━━━ Provided data ━━━
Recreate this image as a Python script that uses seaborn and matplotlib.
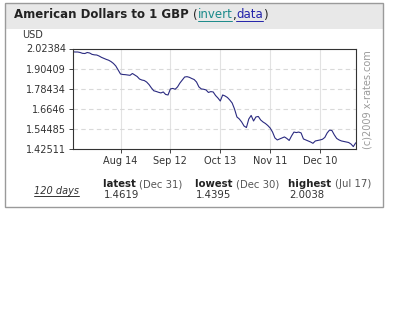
import matplotlib
matplotlib.use("Agg")
import matplotlib.pyplot as plt
import seaborn as sns
import pandas as pd
from matplotlib.patches import Rectangle
from matplotlib.lines import Line2D

# ---- data ----
day_index = list(range(120))
usd_per_gbp = [
    2.0038, 2.003, 2.003, 2.000, 1.995, 1.994, 2.000, 1.997, 1.989, 1.986,
    1.985, 1.979, 1.971, 1.965, 1.959, 1.954, 1.946, 1.935, 1.920, 1.896,
    1.872, 1.869, 1.868, 1.866, 1.864, 1.875, 1.866, 1.857, 1.842, 1.836,
    1.833, 1.824, 1.809, 1.789, 1.772, 1.768, 1.763, 1.759, 1.765, 1.750,
    1.747, 1.783, 1.786, 1.781, 1.795, 1.818, 1.836, 1.854, 1.856, 1.852,
    1.845, 1.839, 1.824, 1.795, 1.783, 1.781, 1.777, 1.762, 1.767, 1.765,
    1.744, 1.729, 1.711, 1.747, 1.741, 1.732, 1.717, 1.699, 1.663, 1.616,
    1.604, 1.586, 1.562, 1.553, 1.604, 1.625, 1.592, 1.616, 1.619, 1.598,
    1.586, 1.577, 1.565, 1.550, 1.526, 1.491, 1.479, 1.485, 1.491, 1.497,
    1.488, 1.476, 1.503, 1.526, 1.523, 1.526, 1.521, 1.485, 1.479, 1.473,
    1.467, 1.459, 1.473, 1.476, 1.479, 1.483, 1.494, 1.521, 1.538, 1.535,
    1.509, 1.488, 1.479, 1.473, 1.470, 1.467, 1.464, 1.455, 1.4395, 1.4619,
]
x_tick_pos = [20, 41, 62, 83, 104]
x_tick_labels = ["Aug 14", "Sep 12", "Oct 13", "Nov 11", "Dec 10"]
y_ticks = [1.42511, 1.54485, 1.6646, 1.78434, 1.90409, 2.02384]
y_tick_labels = ["1.42511", "1.54485", "1.6646", "1.78434", "1.90409", "2.02384"]
stat_names = ["latest", "lowest", "highest"]
stat_dates = ["(Dec 31)", "(Dec 30)", "(Jul 17)"]
stat_values = ["1.4619", "1.4395", "2.0038"]

df = pd.DataFrame({"day": day_index, "rate": usd_per_gbp})

sns.set_theme(style="white")
plt.rcParams['font.family'] = ['DejaVu Sans']

W, H = 394, 336
fig = plt.figure(figsize=(W / 100, H / 100), dpi=100)
fig.patch.set_facecolor("white")

def fx(px):
    return px / W

def fy(py):
    return 1 - py / H

# outer frame and header band
fig.add_artist(Rectangle((fx(5), fy(29)), fx(378), 26 / H, transform=fig.transFigure,
                         facecolor="#e8e8e8", edgecolor="none", zorder=0))
fig.add_artist(Rectangle((fx(5), fy(207)), fx(378), 204 / H, transform=fig.transFigure,
                         facecolor="none", edgecolor="#9a9a9a", linewidth=1.0, zorder=1))

ax = fig.add_axes([fx(73), fy(149), (355.7 - 73) / W, (149 - 48.5) / H])
sns.lineplot(data=df, x="day", y="rate", ax=ax, color="#2a2a80", linewidth=0.8)
ax.set_xlim(0, 119)
ax.set_ylim(y_ticks[0], y_ticks[-1])
ax.set_xticks(x_tick_pos)
ax.set_xticklabels(x_tick_labels, fontsize=7, color="#333333")
ax.set_yticks(y_ticks)
ax.set_yticklabels(y_tick_labels, fontsize=7, color="#333333")
ax.set_xlabel("")
ax.set_ylabel("")
for xp in x_tick_pos:
    ax.axvline(xp, color="#e2e2e2", linewidth=0.8, zorder=0)
for yv in y_ticks[1:-1]:
    ax.axhline(yv, color="#d9d9d9", linewidth=0.8, linestyle=(0, (4, 3)), zorder=0)
ax.tick_params(axis="both", length=3, width=0.7, color="#444444", direction="out", pad=2)
ax.tick_params(axis="x", bottom=True)
ax.tick_params(axis="y", left=True)
for s in ax.spines.values():
    s.set_color("#333333")
    s.set_linewidth(0.8)

fig.text(fx(22), fy(35), "USD", fontsize=7, color="#333333", va="center", ha="left")
fig.text(fx(368), fy(100), "(c)2009 x-rates.com", fontsize=7, color="#9a9a9a",
         rotation=90, va="center", ha="center")

fig.canvas.draw()
renderer = fig.canvas.get_renderer()

def chain(x_px, y_px, parts, size):
    x = x_px
    for txt, kw in parts:
        underline = kw.pop("underline", False)
        t = fig.text(fx(x), fy(y_px), txt, fontsize=size, va="center", ha="left", **kw)
        bb = t.get_window_extent(renderer)
        if underline:
            fig.add_artist(Line2D([bb.x0 / W, bb.x1 / W], [(bb.y0 + 0.5) / H] * 2,
                                  transform=fig.transFigure, color=kw.get("color", "k"),
                                  linewidth=0.7))
        x = bb.x1

chain(14, 15, [("American Dollars to 1 GBP ", dict(fontweight="bold", color="#222222")),
               ("(", dict(color="#222222")),
               ("invert", dict(color="#1a8a8a", underline=True)),
               (",", dict(color="#222222")),
               ("data", dict(color="#2222aa", underline=True)),
               (")", dict(color="#222222"))], 8.5)

chain(34, 191, [("120 days", dict(color="#333333", style="italic", underline=True))], 7)

for xs, name, date, val in zip([103, 195, 288], stat_names, stat_dates, stat_values):
    chain(xs, 184, [(name + " ", dict(fontweight="bold", color="#222222")),
                    (date, dict(color="#555555"))], 7.3)
    fig.text(fx(xs + 1), fy(195), val, fontsize=7.3, color="#333333", va="center", ha="left")

fig.savefig("out.png", dpi=100, facecolor="white")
━━━
### [Given exercise]
Check every line of the data, and copy the ones that contain "matplotlib".

### [Response to the exercise]
Recreate this image as a Python script that uses seaborn and matplotlib.
import matplotlib
matplotlib.use("Agg")
import matplotlib.pyplot as plt
from matplotlib.patches import Rectangle
from matplotlib.lines import Line2D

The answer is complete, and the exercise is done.